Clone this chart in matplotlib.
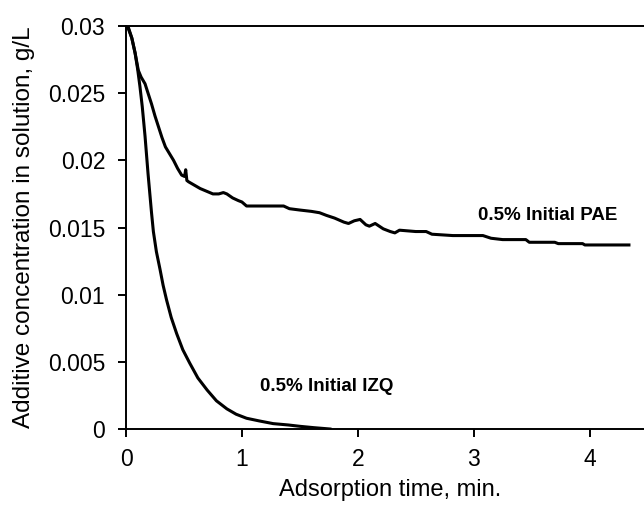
import matplotlib
matplotlib.use("Agg")
import matplotlib.pyplot as plt

plt.rcParams['font.family'] = ['Liberation Sans', 'DejaVu Sans']

# data
pae_t = [0.0, 0.02, 0.05, 0.078, 0.106, 0.13, 0.164, 0.19, 0.22, 0.25, 0.28, 0.31, 0.34,
         0.375, 0.41, 0.445, 0.48, 0.505, 0.515, 0.525, 0.54, 0.64, 0.75, 0.80, 0.84,
         0.87, 0.92, 0.97, 1.00, 1.04, 1.20, 1.36, 1.41, 1.50, 1.60, 1.67, 1.73, 1.80,
         1.88, 1.92, 1.97, 2.02, 2.07, 2.10, 2.15, 2.22, 2.28, 2.32, 2.36, 2.50, 2.59,
         2.64, 2.82, 3.08, 3.15, 3.25, 3.45, 3.48, 3.70, 3.73, 3.94, 3.96, 4.34]
pae_c = [0.0300, 0.0299, 0.0291, 0.0280, 0.0267, 0.0262, 0.0257, 0.0250, 0.0242, 0.0233,
         0.0225, 0.0217, 0.0210, 0.0205, 0.0200, 0.0194, 0.0189, 0.0188, 0.0193, 0.0185,
         0.0184, 0.0179, 0.0175, 0.0175, 0.0176, 0.0175, 0.0172, 0.0170, 0.0169,
         0.0166, 0.0166, 0.0166, 0.0164, 0.0163, 0.0162, 0.0161, 0.0159, 0.0157, 0.0154,
         0.0153, 0.0155, 0.0156, 0.0152, 0.0151, 0.0153, 0.0149, 0.0147, 0.0146, 0.0148,
         0.0147, 0.0147, 0.0145, 0.0144, 0.0144, 0.0142, 0.0141, 0.0141, 0.0139, 0.0139,
         0.0138, 0.0138, 0.0137, 0.0137]

izq_t = [0.0, 0.02, 0.05, 0.078, 0.10, 0.12, 0.14, 0.164, 0.19, 0.22, 0.236,
         0.262, 0.293, 0.32, 0.35, 0.39, 0.437, 0.49, 0.55, 0.62, 0.70, 0.78, 0.87, 0.95,
         1.04, 1.15, 1.27, 1.40, 1.50, 1.62, 1.76]
izq_c = [0.0300, 0.0298, 0.0291, 0.0280, 0.0268, 0.0255, 0.0240, 0.0218, 0.0190, 0.0161,
         0.0147, 0.0132, 0.0119, 0.0107, 0.0096, 0.0083, 0.0071, 0.0059, 0.0049,
         0.0038, 0.0029, 0.0021, 0.0015, 0.0011, 0.0008, 0.0006, 0.0004, 0.0003, 0.0002,
         0.0001, 0.0000]

yticks = [0, 0.005, 0.01, 0.015, 0.02, 0.025, 0.03]
ytick_labels = ['0', '0.005', '0.01', '0.015', '0.02', '0.025', '0.03']
xticks = [0, 1, 2, 3, 4]

fig = plt.figure(figsize=(6.44, 5.05), dpi=100)
ax = fig.add_axes([0.1957, 0.1505, 0.8043, 0.798])

ax.plot(pae_t, pae_c, color='black', lw=2.2, solid_joinstyle='round')
ax.plot(izq_t, izq_c, color='black', lw=2.2, solid_joinstyle='round')

ax.set_xlim(0, 4.47)
ax.set_ylim(0, 0.03)
ax.set_yticks(yticks)
ax.set_yticklabels(ytick_labels)
ax.set_xticks(xticks)

ax.spines['right'].set_visible(False)
for s in ['left', 'bottom', 'top']:
    ax.spines[s].set_linewidth(1.4)
ax.tick_params(direction='out', length=6, width=1.4, labelsize=16.5)
ax.tick_params(axis='y', pad=9)
ax.tick_params(axis='x', pad=8)

ax.set_xlabel('Adsorption time, min.', fontsize=17)
ax.set_ylabel('Additive concentration in solution, g/L', fontsize=17.5)
ax.xaxis.set_label_coords(0.51, -0.125)
ax.yaxis.set_label_coords(-0.176, 0.5)

ax.text(3.04, 0.0159, '0.5% Initial PAE', fontsize=13.5, fontweight='bold', va='center')
ax.text(1.16, 0.0032, '0.5% Initial IZQ', fontsize=13.5, fontweight='bold', va='center')

fig.savefig('out.png', dpi=100)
---+---
> **TASK STATEMENT**
Transcribe the listing in full and omit the pictures.

> **TASK RESULT**
Clone this chart in matplotlib.
import matplotlib
matplotlib.use("Agg")
import matplotlib.pyplot as plt

plt.rcParams['font.family'] = ['Liberation Sans', 'DejaVu Sans']

# data
pae_t = [0.0, 0.02, 0.05, 0.078, 0.106, 0.13, 0.164, 0.19, 0.22, 0.25, 0.28, 0.31, 0.34,
         0.375, 0.41, 0.445, 0.48, 0.505, 0.515, 0.525, 0.54, 0.64, 0.75, 0.80, 0.84,
         0.87, 0.92, 0.97, 1.00, 1.04, 1.20, 1.36, 1.41, 1.50, 1.60, 1.67, 1.73, 1.80,
         1.88, 1.92, 1.97, 2.02, 2.07, 2.10, 2.15, 2.22, 2.28, 2.32, 2.36, 2.50, 2.59,
         2.64, 2.82, 3.08, 3.15, 3.25, 3.45, 3.48, 3.70, 3.73, 3.94, 3.96, 4.34]
pae_c = [0.0300, 0.0299, 0.0291, 0.0280, 0.0267, 0.0262, 0.0257, 0.0250, 0.0242, 0.0233,
         0.0225, 0.0217, 0.0210, 0.0205, 0.0200, 0.0194, 0.0189, 0.0188, 0.0193, 0.0185,
         0.0184, 0.0179, 0.0175, 0.0175, 0.0176, 0.0175, 0.0172, 0.0170, 0.0169,
         0.0166, 0.0166, 0.0166, 0.0164, 0.0163, 0.0162, 0.0161, 0.0159, 0.0157, 0.0154,
         0.0153, 0.0155, 0.0156, 0.0152, 0.0151, 0.0153, 0.0149, 0.0147, 0.0146, 0.0148,
         0.0147, 0.0147, 0.0145, 0.0144, 0.0144, 0.0142, 0.0141, 0.0141, 0.0139, 0.0139,
         0.0138, 0.0138, 0.0137, 0.0137]

izq_t = [0.0, 0.02, 0.05, 0.078, 0.10, 0.12, 0.14, 0.164, 0.19, 0.22, 0.236,
         0.262, 0.293, 0.32, 0.35, 0.39, 0.437, 0.49, 0.55, 0.62, 0.70, 0.78, 0.87, 0.95,
         1.04, 1.15, 1.27, 1.40, 1.50, 1.62, 1.76]
izq_c = [0.0300, 0.0298, 0.0291, 0.0280, 0.0268, 0.0255, 0.0240, 0.0218, 0.0190, 0.0161,
         0.0147, 0.0132, 0.0119, 0.0107, 0.0096, 0.0083, 0.0071, 0.0059, 0.0049,
         0.0038, 0.0029, 0.0021, 0.0015, 0.0011, 0.0008, 0.0006, 0.0004, 0.0003, 0.0002,
         0.0001, 0.0000]

yticks = [0, 0.005, 0.01, 0.015, 0.02, 0.025, 0.03]
ytick_labels = ['0', '0.005', '0.01', '0.015', '0.02', '0.025', '0.03']
xticks = [0, 1, 2, 3, 4]

fig = plt.figure(figsize=(6.44, 5.05), dpi=100)
ax = fig.add_axes([0.1957, 0.1505, 0.8043, 0.798])

ax.plot(pae_t, pae_c, color='black', lw=2.2, solid_joinstyle='round')
ax.plot(izq_t, izq_c, color='black', lw=2.2, solid_joinstyle='round')

ax.set_xlim(0, 4.47)
ax.set_ylim(0, 0.03)
ax.set_yticks(yticks)
ax.set_yticklabels(ytick_labels)
ax.set_xticks(xticks)

ax.spines['right'].set_visible(False)
for s in ['left', 'bottom', 'top']:
    ax.spines[s].set_linewidth(1.4)
ax.tick_params(direction='out', length=6, width=1.4, labelsize=16.5)
ax.tick_params(axis='y', pad=9)
ax.tick_params(axis='x', pad=8)

ax.set_xlabel('Adsorption time, min.', fontsize=17)
ax.set_ylabel('Additive concentration in solution, g/L', fontsize=17.5)
ax.xaxis.set_label_coords(0.51, -0.125)
ax.yaxis.set_label_coords(-0.176, 0.5)

ax.text(3.04, 0.0159, '0.5% Initial PAE', fontsize=13.5, fontweight='bold', va='center')
ax.text(1.16, 0.0032, '0.5% Initial IZQ', fontsize=13.5, fontweight='bold', va='center')

fig.savefig('out.png', dpi=100)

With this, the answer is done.